To be done → Retype only what runs from the beginning of the data through the line with "const p3Ticks = [1.5, 2.0, 2.5, 3.0];"; please omit the pictures and keep every line exact.

○ ○ ○

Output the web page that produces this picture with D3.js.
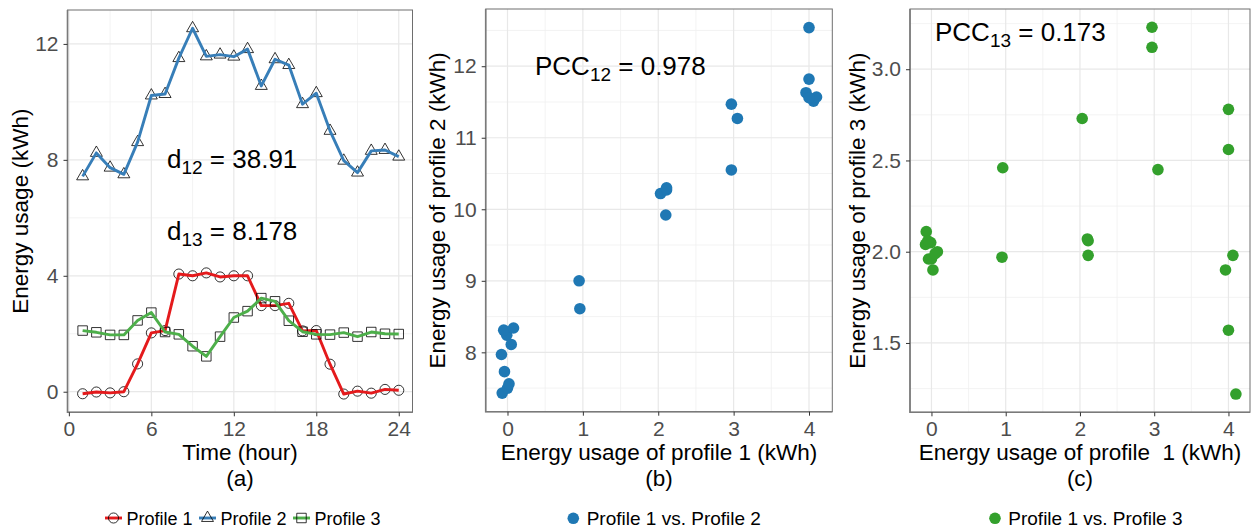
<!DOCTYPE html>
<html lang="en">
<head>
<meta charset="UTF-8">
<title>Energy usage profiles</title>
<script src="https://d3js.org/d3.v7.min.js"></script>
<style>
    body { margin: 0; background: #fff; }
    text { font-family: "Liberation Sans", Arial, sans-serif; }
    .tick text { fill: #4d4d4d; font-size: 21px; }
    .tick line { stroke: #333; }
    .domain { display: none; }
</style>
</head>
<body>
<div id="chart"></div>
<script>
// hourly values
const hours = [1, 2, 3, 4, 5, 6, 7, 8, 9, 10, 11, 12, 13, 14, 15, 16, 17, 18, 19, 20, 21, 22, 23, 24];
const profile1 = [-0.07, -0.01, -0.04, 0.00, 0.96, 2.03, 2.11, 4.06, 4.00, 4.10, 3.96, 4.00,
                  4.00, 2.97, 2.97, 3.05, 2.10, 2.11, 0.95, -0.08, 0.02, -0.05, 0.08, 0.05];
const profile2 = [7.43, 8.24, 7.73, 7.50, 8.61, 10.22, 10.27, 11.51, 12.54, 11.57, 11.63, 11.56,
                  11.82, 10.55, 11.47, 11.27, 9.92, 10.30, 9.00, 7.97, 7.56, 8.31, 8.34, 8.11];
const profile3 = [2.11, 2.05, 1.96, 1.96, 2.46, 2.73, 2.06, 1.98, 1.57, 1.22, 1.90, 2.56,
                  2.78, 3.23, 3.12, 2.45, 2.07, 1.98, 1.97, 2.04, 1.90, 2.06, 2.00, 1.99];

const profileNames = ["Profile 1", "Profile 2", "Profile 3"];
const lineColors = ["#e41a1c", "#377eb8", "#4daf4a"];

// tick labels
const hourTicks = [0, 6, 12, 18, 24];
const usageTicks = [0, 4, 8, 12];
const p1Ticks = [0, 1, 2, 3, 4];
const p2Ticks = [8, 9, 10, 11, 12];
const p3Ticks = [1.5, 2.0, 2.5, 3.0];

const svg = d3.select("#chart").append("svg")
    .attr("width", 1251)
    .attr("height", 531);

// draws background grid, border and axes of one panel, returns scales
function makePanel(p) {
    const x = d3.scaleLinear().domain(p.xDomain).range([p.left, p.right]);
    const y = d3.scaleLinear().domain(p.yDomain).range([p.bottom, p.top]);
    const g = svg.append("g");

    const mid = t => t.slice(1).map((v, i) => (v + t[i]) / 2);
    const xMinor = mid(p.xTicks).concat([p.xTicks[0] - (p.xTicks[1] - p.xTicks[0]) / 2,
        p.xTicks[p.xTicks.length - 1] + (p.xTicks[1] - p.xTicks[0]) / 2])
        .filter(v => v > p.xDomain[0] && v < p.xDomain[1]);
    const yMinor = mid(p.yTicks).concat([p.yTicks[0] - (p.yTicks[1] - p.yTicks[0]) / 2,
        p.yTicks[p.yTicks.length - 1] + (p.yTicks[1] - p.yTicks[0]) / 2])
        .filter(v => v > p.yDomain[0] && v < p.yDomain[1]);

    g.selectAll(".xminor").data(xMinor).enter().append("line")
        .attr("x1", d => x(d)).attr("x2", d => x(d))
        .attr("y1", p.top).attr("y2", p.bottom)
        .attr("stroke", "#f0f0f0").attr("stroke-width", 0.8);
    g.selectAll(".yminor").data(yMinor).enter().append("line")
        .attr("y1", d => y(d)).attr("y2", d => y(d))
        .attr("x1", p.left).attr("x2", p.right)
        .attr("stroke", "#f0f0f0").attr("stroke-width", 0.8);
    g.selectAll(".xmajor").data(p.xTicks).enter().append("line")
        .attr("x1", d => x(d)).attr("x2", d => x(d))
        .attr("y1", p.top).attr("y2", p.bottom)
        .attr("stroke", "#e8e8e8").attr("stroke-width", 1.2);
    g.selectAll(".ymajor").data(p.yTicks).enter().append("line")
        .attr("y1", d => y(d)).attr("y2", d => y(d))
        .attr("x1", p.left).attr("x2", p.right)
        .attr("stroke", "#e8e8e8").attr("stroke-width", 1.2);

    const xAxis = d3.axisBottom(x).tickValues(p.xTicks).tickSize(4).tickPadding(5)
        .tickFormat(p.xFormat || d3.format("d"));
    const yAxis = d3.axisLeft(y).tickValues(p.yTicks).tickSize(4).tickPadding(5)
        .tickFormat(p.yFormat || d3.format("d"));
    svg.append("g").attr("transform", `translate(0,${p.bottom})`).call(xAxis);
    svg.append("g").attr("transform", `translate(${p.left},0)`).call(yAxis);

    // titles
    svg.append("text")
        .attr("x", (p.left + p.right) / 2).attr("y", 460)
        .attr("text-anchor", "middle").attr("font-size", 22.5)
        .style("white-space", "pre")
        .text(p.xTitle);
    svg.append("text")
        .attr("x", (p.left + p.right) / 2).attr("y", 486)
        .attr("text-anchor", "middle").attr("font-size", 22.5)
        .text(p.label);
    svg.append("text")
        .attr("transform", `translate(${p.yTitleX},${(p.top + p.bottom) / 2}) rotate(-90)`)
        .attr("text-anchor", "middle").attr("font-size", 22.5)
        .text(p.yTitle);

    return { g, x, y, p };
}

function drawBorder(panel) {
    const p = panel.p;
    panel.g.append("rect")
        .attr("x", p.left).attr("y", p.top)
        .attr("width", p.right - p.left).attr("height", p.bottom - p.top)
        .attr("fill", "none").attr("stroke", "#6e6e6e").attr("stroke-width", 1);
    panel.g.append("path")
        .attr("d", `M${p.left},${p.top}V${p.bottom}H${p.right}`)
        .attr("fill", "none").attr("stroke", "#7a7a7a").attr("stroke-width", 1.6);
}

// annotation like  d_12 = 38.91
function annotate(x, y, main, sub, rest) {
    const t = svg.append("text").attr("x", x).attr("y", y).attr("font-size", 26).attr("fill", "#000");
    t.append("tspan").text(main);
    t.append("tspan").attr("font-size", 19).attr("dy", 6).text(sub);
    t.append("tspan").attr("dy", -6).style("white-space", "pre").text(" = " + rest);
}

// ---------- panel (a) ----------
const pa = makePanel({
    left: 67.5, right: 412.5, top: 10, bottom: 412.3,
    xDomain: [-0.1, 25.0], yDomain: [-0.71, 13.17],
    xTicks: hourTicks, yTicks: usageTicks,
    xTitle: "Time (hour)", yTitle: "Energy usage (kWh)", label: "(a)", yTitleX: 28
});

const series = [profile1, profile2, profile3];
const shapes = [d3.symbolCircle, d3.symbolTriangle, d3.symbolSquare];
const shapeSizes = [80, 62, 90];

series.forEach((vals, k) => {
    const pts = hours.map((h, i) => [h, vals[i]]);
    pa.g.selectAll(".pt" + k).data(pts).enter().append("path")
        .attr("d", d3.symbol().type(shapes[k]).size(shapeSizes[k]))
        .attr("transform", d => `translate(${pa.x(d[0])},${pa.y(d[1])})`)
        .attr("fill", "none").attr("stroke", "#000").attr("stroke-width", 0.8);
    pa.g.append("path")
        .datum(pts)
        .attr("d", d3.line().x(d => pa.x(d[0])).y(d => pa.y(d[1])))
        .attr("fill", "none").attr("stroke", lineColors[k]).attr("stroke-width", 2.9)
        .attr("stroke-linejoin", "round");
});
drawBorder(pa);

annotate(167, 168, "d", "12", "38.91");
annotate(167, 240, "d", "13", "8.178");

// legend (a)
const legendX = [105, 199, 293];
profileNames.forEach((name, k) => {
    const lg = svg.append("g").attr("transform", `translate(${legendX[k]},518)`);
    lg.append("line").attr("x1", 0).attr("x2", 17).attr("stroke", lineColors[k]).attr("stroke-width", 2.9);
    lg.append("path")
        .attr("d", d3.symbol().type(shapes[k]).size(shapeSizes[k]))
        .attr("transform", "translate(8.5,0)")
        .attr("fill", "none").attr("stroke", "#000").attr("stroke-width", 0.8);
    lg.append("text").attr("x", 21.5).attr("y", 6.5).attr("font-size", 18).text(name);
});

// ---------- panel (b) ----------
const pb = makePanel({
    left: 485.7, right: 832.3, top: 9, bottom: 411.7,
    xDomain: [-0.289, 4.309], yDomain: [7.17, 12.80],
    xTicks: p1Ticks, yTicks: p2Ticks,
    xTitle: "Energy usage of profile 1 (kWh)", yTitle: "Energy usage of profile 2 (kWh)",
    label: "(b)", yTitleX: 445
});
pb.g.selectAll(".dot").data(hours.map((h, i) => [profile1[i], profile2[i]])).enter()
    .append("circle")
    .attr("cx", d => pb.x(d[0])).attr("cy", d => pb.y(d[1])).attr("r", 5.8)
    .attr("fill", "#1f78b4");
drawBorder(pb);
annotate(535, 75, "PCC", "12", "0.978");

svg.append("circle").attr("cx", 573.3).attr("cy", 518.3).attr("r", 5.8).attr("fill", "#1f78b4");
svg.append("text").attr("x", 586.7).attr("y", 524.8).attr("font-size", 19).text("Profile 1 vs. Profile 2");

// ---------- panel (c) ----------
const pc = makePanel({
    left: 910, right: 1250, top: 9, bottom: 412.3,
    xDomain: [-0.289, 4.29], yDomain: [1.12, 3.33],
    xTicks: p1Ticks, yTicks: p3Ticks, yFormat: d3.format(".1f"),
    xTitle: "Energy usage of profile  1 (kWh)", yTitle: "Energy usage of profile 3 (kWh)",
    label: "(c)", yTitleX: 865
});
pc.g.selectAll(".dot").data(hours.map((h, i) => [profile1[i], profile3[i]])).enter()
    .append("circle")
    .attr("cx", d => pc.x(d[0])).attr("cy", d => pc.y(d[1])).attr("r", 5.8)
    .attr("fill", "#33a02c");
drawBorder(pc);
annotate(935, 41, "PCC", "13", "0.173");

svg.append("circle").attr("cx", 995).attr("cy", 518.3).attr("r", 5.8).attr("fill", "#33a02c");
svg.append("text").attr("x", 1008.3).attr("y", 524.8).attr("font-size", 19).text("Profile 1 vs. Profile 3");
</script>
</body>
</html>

○ ○ ○

Task output →
Output the web page that produces this picture with D3.js.
<!DOCTYPE html>
<html lang="en">
<head>
<meta charset="UTF-8">
<title>Energy usage profiles</title>
<script src="https://d3js.org/d3.v7.min.js"></script>
<style>
    body { margin: 0; background: #fff; }
    text { font-family: "Liberation Sans", Arial, sans-serif; }
    .tick text { fill: #4d4d4d; font-size: 21px; }
    .tick line { stroke: #333; }
    .domain { display: none; }
</style>
</head>
<body>
<div id="chart"></div>
<script>
// hourly values
const hours = [1, 2, 3, 4, 5, 6, 7, 8, 9, 10, 11, 12, 13, 14, 15, 16, 17, 18, 19, 20, 21, 22, 23, 24];
const profile1 = [-0.07, -0.01, -0.04, 0.00, 0.96, 2.03, 2.11, 4.06, 4.00, 4.10, 3.96, 4.00,
                  4.00, 2.97, 2.97, 3.05, 2.10, 2.11, 0.95, -0.08, 0.02, -0.05, 0.08, 0.05];
const profile2 = [7.43, 8.24, 7.73, 7.50, 8.61, 10.22, 10.27, 11.51, 12.54, 11.57, 11.63, 11.56,
                  11.82, 10.55, 11.47, 11.27, 9.92, 10.30, 9.00, 7.97, 7.56, 8.31, 8.34, 8.11];
const profile3 = [2.11, 2.05, 1.96, 1.96, 2.46, 2.73, 2.06, 1.98, 1.57, 1.22, 1.90, 2.56,
                  2.78, 3.23, 3.12, 2.45, 2.07, 1.98, 1.97, 2.04, 1.90, 2.06, 2.00, 1.99];

const profileNames = ["Profile 1", "Profile 2", "Profile 3"];
const lineColors = ["#e41a1c", "#377eb8", "#4daf4a"];

// tick labels
const hourTicks = [0, 6, 12, 18, 24];
const usageTicks = [0, 4, 8, 12];
const p1Ticks = [0, 1, 2, 3, 4];
const p2Ticks = [8, 9, 10, 11, 12];
const p3Ticks = [1.5, 2.0, 2.5, 3.0];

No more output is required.